■ RAW DATA ■

────────────────────

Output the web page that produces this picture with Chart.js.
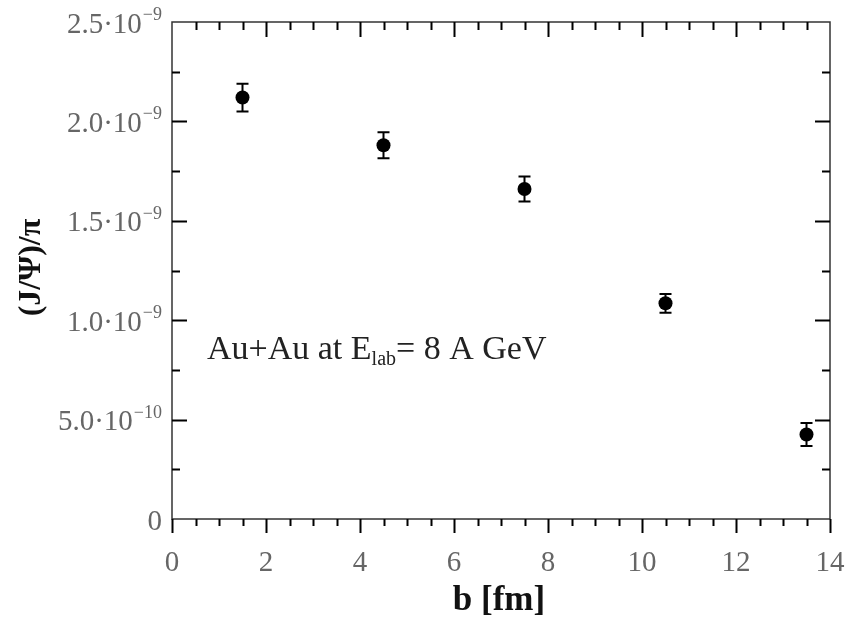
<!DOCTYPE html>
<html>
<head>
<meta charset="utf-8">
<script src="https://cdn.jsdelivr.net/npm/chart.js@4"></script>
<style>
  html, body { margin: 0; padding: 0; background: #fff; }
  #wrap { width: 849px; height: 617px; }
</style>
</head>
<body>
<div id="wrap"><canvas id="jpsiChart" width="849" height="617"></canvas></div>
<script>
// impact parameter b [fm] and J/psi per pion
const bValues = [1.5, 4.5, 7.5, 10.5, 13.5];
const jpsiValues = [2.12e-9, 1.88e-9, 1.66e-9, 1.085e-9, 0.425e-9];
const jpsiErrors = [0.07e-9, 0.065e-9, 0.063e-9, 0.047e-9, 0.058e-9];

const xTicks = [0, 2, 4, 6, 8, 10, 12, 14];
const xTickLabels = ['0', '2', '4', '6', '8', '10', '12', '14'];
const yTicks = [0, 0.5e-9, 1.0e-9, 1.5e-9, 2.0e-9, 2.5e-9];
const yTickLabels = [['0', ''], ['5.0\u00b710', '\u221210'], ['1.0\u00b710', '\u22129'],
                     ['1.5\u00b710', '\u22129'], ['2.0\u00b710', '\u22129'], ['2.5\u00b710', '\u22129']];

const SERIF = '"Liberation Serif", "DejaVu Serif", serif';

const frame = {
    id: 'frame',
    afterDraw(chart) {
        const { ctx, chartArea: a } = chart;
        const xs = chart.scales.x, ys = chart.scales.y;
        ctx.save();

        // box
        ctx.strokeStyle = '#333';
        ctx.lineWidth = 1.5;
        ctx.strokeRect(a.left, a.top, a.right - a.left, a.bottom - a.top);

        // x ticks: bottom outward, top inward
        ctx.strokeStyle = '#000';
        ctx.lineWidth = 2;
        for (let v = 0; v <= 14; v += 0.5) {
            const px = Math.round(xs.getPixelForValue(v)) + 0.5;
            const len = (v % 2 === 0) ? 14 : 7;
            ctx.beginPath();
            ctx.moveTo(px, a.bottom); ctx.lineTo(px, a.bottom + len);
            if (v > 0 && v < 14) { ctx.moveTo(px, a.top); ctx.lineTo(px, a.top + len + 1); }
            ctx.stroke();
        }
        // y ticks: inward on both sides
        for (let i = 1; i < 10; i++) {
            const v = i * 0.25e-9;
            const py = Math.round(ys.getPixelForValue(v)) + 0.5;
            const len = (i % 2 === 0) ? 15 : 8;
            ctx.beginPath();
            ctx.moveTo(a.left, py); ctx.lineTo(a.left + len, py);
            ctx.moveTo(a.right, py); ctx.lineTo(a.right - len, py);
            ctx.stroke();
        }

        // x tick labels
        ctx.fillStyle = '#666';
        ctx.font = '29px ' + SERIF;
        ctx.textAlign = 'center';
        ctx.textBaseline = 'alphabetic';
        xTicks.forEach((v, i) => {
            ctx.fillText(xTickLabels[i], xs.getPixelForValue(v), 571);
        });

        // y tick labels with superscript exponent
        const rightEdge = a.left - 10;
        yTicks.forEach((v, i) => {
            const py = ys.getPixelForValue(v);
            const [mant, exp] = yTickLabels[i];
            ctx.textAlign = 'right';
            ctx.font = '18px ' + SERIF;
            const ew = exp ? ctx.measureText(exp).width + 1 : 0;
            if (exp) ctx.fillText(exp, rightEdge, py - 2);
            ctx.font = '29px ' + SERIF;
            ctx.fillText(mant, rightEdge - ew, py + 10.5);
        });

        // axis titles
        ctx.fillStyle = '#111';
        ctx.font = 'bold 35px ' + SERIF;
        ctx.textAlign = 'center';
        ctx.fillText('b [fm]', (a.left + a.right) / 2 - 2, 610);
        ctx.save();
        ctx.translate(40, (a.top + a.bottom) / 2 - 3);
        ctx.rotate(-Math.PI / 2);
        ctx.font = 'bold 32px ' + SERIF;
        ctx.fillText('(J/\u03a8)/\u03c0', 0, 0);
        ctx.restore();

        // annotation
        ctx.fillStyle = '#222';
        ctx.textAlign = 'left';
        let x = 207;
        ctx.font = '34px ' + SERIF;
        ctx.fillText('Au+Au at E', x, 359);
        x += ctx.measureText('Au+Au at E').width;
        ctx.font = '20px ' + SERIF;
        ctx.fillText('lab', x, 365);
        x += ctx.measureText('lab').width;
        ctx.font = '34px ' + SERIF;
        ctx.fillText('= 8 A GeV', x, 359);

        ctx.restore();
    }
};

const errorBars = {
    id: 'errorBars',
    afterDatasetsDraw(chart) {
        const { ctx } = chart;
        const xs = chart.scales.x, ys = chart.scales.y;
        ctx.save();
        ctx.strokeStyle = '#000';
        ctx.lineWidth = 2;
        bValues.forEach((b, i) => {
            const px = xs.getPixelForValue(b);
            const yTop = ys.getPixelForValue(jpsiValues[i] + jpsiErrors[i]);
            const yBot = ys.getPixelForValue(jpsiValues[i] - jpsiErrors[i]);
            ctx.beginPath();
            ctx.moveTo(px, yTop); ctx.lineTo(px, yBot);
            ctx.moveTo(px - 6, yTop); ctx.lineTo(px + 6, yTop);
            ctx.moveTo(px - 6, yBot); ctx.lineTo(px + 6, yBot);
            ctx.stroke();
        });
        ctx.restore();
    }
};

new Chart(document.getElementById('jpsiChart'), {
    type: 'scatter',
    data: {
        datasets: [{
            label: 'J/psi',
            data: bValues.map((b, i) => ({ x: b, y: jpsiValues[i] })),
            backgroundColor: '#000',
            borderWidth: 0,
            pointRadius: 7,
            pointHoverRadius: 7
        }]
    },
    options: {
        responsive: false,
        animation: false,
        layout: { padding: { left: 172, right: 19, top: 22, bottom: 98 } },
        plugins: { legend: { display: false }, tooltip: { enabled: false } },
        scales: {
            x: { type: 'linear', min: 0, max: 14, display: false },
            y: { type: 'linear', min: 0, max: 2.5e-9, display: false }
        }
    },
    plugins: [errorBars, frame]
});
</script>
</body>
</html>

────────────────────

■ TASK ■
Reproduce the whole listing exactly, but not the images in it.

■ RESULT BELOW ■
Output the web page that produces this picture with Chart.js.
<!DOCTYPE html>
<html>
<head>
<meta charset="utf-8">
<script src="https://cdn.jsdelivr.net/npm/chart.js@4"></script>
<style>
  html, body { margin: 0; padding: 0; background: #fff; }
  #wrap { width: 849px; height: 617px; }
</style>
</head>
<body>
<div id="wrap"><canvas id="jpsiChart" width="849" height="617"></canvas></div>
<script>
// impact parameter b [fm] and J/psi per pion
const bValues = [1.5, 4.5, 7.5, 10.5, 13.5];
const jpsiValues = [2.12e-9, 1.88e-9, 1.66e-9, 1.085e-9, 0.425e-9];
const jpsiErrors = [0.07e-9, 0.065e-9, 0.063e-9, 0.047e-9, 0.058e-9];

const xTicks = [0, 2, 4, 6, 8, 10, 12, 14];
const xTickLabels = ['0', '2', '4', '6', '8', '10', '12', '14'];
const yTicks = [0, 0.5e-9, 1.0e-9, 1.5e-9, 2.0e-9, 2.5e-9];
const yTickLabels = [['0', ''], ['5.0\u00b710', '\u221210'], ['1.0\u00b710', '\u22129'],
                     ['1.5\u00b710', '\u22129'], ['2.0\u00b710', '\u22129'], ['2.5\u00b710', '\u22129']];

const SERIF = '"Liberation Serif", "DejaVu Serif", serif';

const frame = {
    id: 'frame',
    afterDraw(chart) {
        const { ctx, chartArea: a } = chart;
        const xs = chart.scales.x, ys = chart.scales.y;
        ctx.save();

        // box
        ctx.strokeStyle = '#333';
        ctx.lineWidth = 1.5;
        ctx.strokeRect(a.left, a.top, a.right - a.left, a.bottom - a.top);

        // x ticks: bottom outward, top inward
        ctx.strokeStyle = '#000';
        ctx.lineWidth = 2;
        for (let v = 0; v <= 14; v += 0.5) {
            const px = Math.round(xs.getPixelForValue(v)) + 0.5;
            const len = (v % 2 === 0) ? 14 : 7;
            ctx.beginPath();
            ctx.moveTo(px, a.bottom); ctx.lineTo(px, a.bottom + len);
            if (v > 0 && v < 14) { ctx.moveTo(px, a.top); ctx.lineTo(px, a.top + len + 1); }
            ctx.stroke();
        }
        // y ticks: inward on both sides
        for (let i = 1; i < 10; i++) {
            const v = i * 0.25e-9;
            const py = Math.round(ys.getPixelForValue(v)) + 0.5;
            const len = (i % 2 === 0) ? 15 : 8;
            ctx.beginPath();
            ctx.moveTo(a.left, py); ctx.lineTo(a.left + len, py);
            ctx.moveTo(a.right, py); ctx.lineTo(a.right - len, py);
            ctx.stroke();
        }

        // x tick labels
        ctx.fillStyle = '#666';
        ctx.font = '29px ' + SERIF;
        ctx.textAlign = 'center';
        ctx.textBaseline = 'alphabetic';
        xTicks.forEach((v, i) => {
            ctx.fillText(xTickLabels[i], xs.getPixelForValue(v), 571);
        });

        // y tick labels with superscript exponent
        const rightEdge = a.left - 10;
        yTicks.forEach((v, i) => {
            const py = ys.getPixelForValue(v);
            const [mant, exp] = yTickLabels[i];
            ctx.textAlign = 'right';
            ctx.font = '18px ' + SERIF;
            const ew = exp ? ctx.measureText(exp).width + 1 : 0;
            if (exp) ctx.fillText(exp, rightEdge, py - 2);
            ctx.font = '29px ' + SERIF;
            ctx.fillText(mant, rightEdge - ew, py + 10.5);
        });

        // axis titles
        ctx.fillStyle = '#111';
        ctx.font = 'bold 35px ' + SERIF;
        ctx.textAlign = 'center';
        ctx.fillText('b [fm]', (a.left + a.right) / 2 - 2, 610);
        ctx.save();
        ctx.translate(40, (a.top + a.bottom) / 2 - 3);
        ctx.rotate(-Math.PI / 2);
        ctx.font = 'bold 32px ' + SERIF;
        ctx.fillText('(J/\u03a8)/\u03c0', 0, 0);
        ctx.restore();

        // annotation
        ctx.fillStyle = '#222';
        ctx.textAlign = 'left';
        let x = 207;
        ctx.font = '34px ' + SERIF;
        ctx.fillText('Au+Au at E', x, 359);
        x += ctx.measureText('Au+Au at E').width;
        ctx.font = '20px ' + SERIF;
        ctx.fillText('lab', x, 365);
        x += ctx.measureText('lab').width;
        ctx.font = '34px ' + SERIF;
        ctx.fillText('= 8 A GeV', x, 359);

        ctx.restore();
    }
};

const errorBars = {
    id: 'errorBars',
    afterDatasetsDraw(chart) {
        const { ctx } = chart;
        const xs = chart.scales.x, ys = chart.scales.y;
        ctx.save();
        ctx.strokeStyle = '#000';
        ctx.lineWidth = 2;
        bValues.forEach((b, i) => {
            const px = xs.getPixelForValue(b);
            const yTop = ys.getPixelForValue(jpsiValues[i] + jpsiErrors[i]);
            const yBot = ys.getPixelForValue(jpsiValues[i] - jpsiErrors[i]);
            ctx.beginPath();
            ctx.moveTo(px, yTop); ctx.lineTo(px, yBot);
            ctx.moveTo(px - 6, yTop); ctx.lineTo(px + 6, yTop);
            ctx.moveTo(px - 6, yBot); ctx.lineTo(px + 6, yBot);
            ctx.stroke();
        });
        ctx.restore();
    }
};

new Chart(document.getElementById('jpsiChart'), {
    type: 'scatter',
    data: {
        datasets: [{
            label: 'J/psi',
            data: bValues.map((b, i) => ({ x: b, y: jpsiValues[i] })),
            backgroundColor: '#000',
            borderWidth: 0,
            pointRadius: 7,
            pointHoverRadius: 7
        }]
    },
    options: {
        responsive: false,
        animation: false,
        layout: { padding: { left: 172, right: 19, top: 22, bottom: 98 } },
        plugins: { legend: { display: false }, tooltip: { enabled: false } },
        scales: {
            x: { type: 'linear', min: 0, max: 14, display: false },
            y: { type: 'linear', min: 0, max: 2.5e-9, display: false }
        }
    },
    plugins: [errorBars, frame]
});
</script>
</body>
</html>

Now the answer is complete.